> _Problem to work on_
Reproduce every entry exactly and leave its pictures out.

↓

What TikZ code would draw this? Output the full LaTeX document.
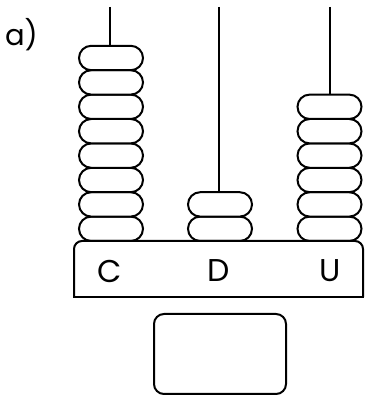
\documentclass[tikz,border=0pt]{standalone}
\usepackage{fontspec}
\setmainfont{Poppins}
\newcommand{\abfont}{\fontsize{29}{34}\selectfont}
\newcommand{\cdufont}{\fontsize{31.5}{36}\selectfont}
\begin{document}
\begin{tikzpicture}[line width=2pt,x=1pt,y=1pt,bead/.style={draw,fill=white,rounded corners=12.2pt}]
          \useasboundingbox (0,0) rectangle (365,398);
          \node (tag) at (21.5,363) {\abfont a)};
          \draw (110,391)--(110,157) (219,391)--(219,157) (330,391)--(330,157);
          \foreach \n/\xc in {8/111,2/220,6/329.5}
            \foreach \k in {1,...,\n}
              \draw[bead] (\xc-32,{157+(\k-1)*24.4}) rectangle ++(64,24.4);
          \draw[rounded corners=8pt] (74,101)--(74,157)--(363,157)--(363,101);
          \draw[line cap=rect] (74,101)--(363,101);
          \node (c) at (110,127) {\cdufont C};
          \node (d) at (219,127) {\cdufont D};
          \node (u) at (330,127) {\cdufont U};
          \node[draw,rounded corners=10pt,minimum width=132pt,minimum height=80pt] (answer) at (220,44) {};
      \end{tikzpicture}
\end{document}
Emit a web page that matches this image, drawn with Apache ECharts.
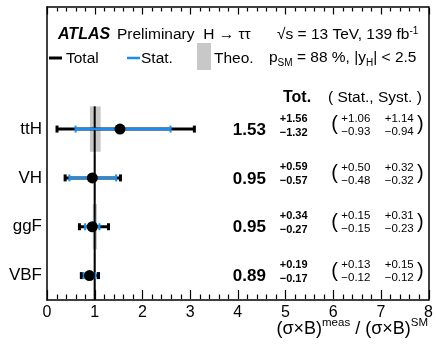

↑

> _Written reply_
What TikZ code would draw this? Output the full LaTeX document.
\documentclass[tikz,border=0pt]{standalone}
\usepackage{fontspec}
\setmainfont{Poppins}
\newcommand{\abfont}{\fontsize{29}{34}\selectfont}
\newcommand{\cdufont}{\fontsize{31.5}{36}\selectfont}
\begin{document}
\begin{tikzpicture}[line width=2pt,x=1pt,y=1pt,bead/.style={draw,fill=white,rounded corners=12.2pt}]
          \useasboundingbox (0,0) rectangle (365,398);
          \node (tag) at (21.5,363) {\abfont a)};
          \draw (110,391)--(110,157) (219,391)--(219,157) (330,391)--(330,157);
          \foreach \n/\xc in {8/111,2/220,6/329.5}
            \foreach \k in {1,...,\n}
              \draw[bead] (\xc-32,{157+(\k-1)*24.4}) rectangle ++(64,24.4);
          \draw[rounded corners=8pt] (74,101)--(74,157)--(363,157)--(363,101);
          \draw[line cap=rect] (74,101)--(363,101);
          \node (c) at (110,127) {\cdufont C};
          \node (d) at (219,127) {\cdufont D};
          \node (u) at (330,127) {\cdufont U};
          \node[draw,rounded corners=10pt,minimum width=132pt,minimum height=80pt] (answer) at (220,44) {};
      \end{tikzpicture}
\end{document}
Emit a web page that matches this image, drawn with Apache ECharts.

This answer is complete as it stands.